Fowler got a bit meta by informing Johnson that teams don't see Jackson the way the media sees Jackson. "And teams are stupid," Johnson responded. "Because at the end of the day, they gotta be out of their damn minds. That's crazy to me."

Here's where things get a bit wild. Johnson went on to suggest that Fowler's deep roster of sources at the executive level have all somehow come to the wrong conclusions and are nothing more than imposters.

"It's not you, it's the people that you're speaking to that I would call uninformed, fake executives that think they know what they're looking at. This is why it drives me crazy when I hear someone like you — and it's not you, as they say 'don't kill the messenger,' you're just sending the message — these individuals that make these decisions, that sit up and say 'well he's not a this and he's not a that' it's like he beat your head in every single time you play against him."
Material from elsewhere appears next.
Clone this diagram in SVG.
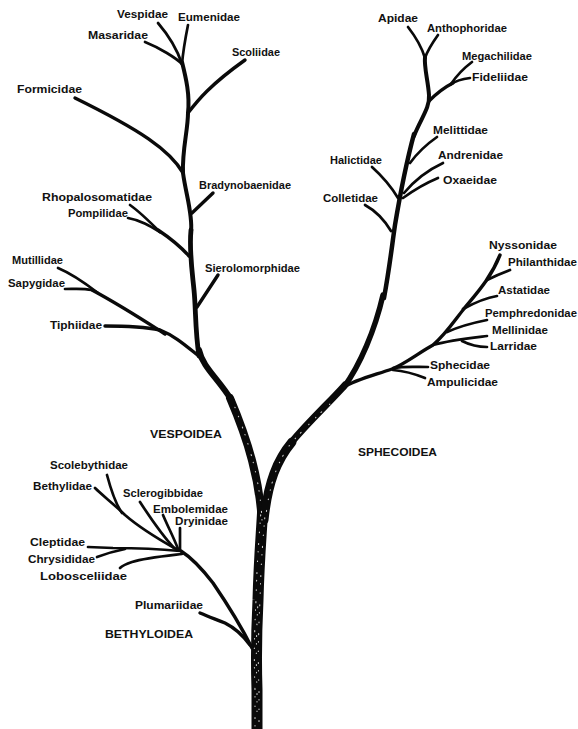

Okay, let's take a deep breath here. Lamar Jackson is really good. No one denies this. He also beats people's heads in with such regularity that he has never won a postseason game. And sometimes you don't have to play him because he's injured. It's not an egregious slight or attack on his character to suggest he's the seventh- or eighth-best quarterback in the NFL. Because he's not the first or second or third or even fourth-best. These lists are all quite unofficial anyway, mirroring the No. 1 Dad vs. World's Best Dad debate from the Seinfeld mugs.

There's good news and bad news here. There's unlikely to be a widespread purge of front offices because their inhabitants have collective opinion on Jackson they're probably in no position to act on anyway. But the long arc of history proves that these people ultimately lose their jobs eventually.